I was in the pen with a bunch of the developers -- who are mostly a somewhat reserved bunch -- later in the day, when one of them approached me.
"You know about Macau, don't you?" he said.
"I've read a little bit."
"Well, Macau is known for three things," he said conspiratorially. "Two of these things I am sure you like. You do not look like the sort of person to do the third thing. Do you know what the three things are?"
"Gambling!" I volunteered.
"Yes, that's right. And the second?"
Actually, I knew what the third one was. Macau is a hotbed of prostitution. There are massage parlors, there are high-class escorts, there are women on the street. Anyone with half a mind to can find sex in Macau. And I was sure that he wasn't about to suggest that I was a whoremonger.
But for the life of me I couldn't figure out what the second thing was. I'd read a little about Macau, and hadn't come across anything else that it was known for. "I give up," I said.
"The second thing is...Prostitutes!" he trumpeted.
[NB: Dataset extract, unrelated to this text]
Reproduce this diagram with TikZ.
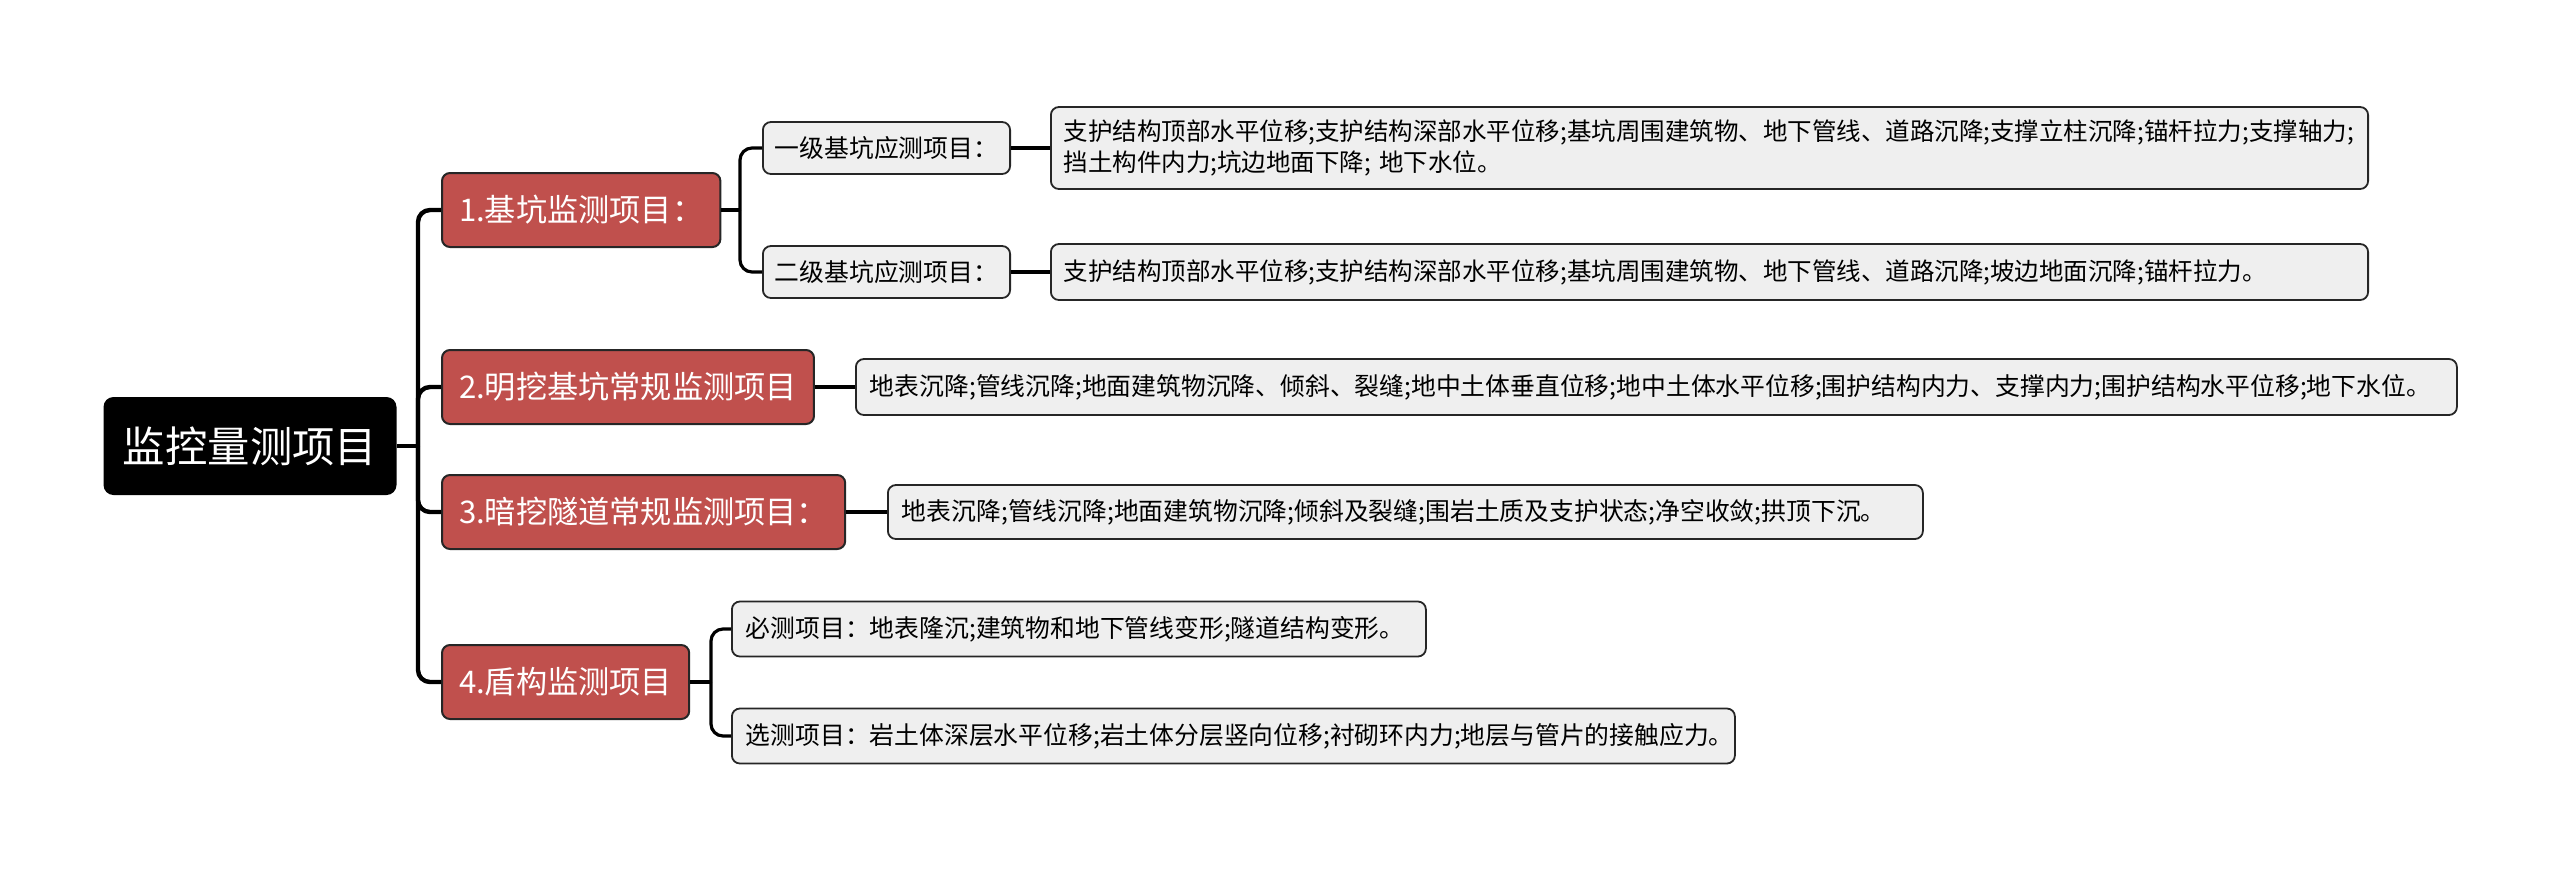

"What's the third thing!?" I asked.
He looked around to make sure no one with authority was listening. "Drugs," he whispered. "And you do not look like the sort of person who takes drugs."
But apparently I look like the kind of guy that regularly enjoys the company of prostitutes. Well, at least I know where I stand.
--
Foodwise, the day was fairly uneventful. Lunch was at a workaday
Cantonese place that was good but not remarkable. Joe and I had to
work through the evening to prepare for India, since we were headed to
Macau the next couple of days and wouldn't be able to prepare later.
We left the office around 11:30 p.m. and had dinner at the hotel
restaurant while watching people do karaoke. Had a couple of gin and
tonics and went to bed, dreaming of prostitutes.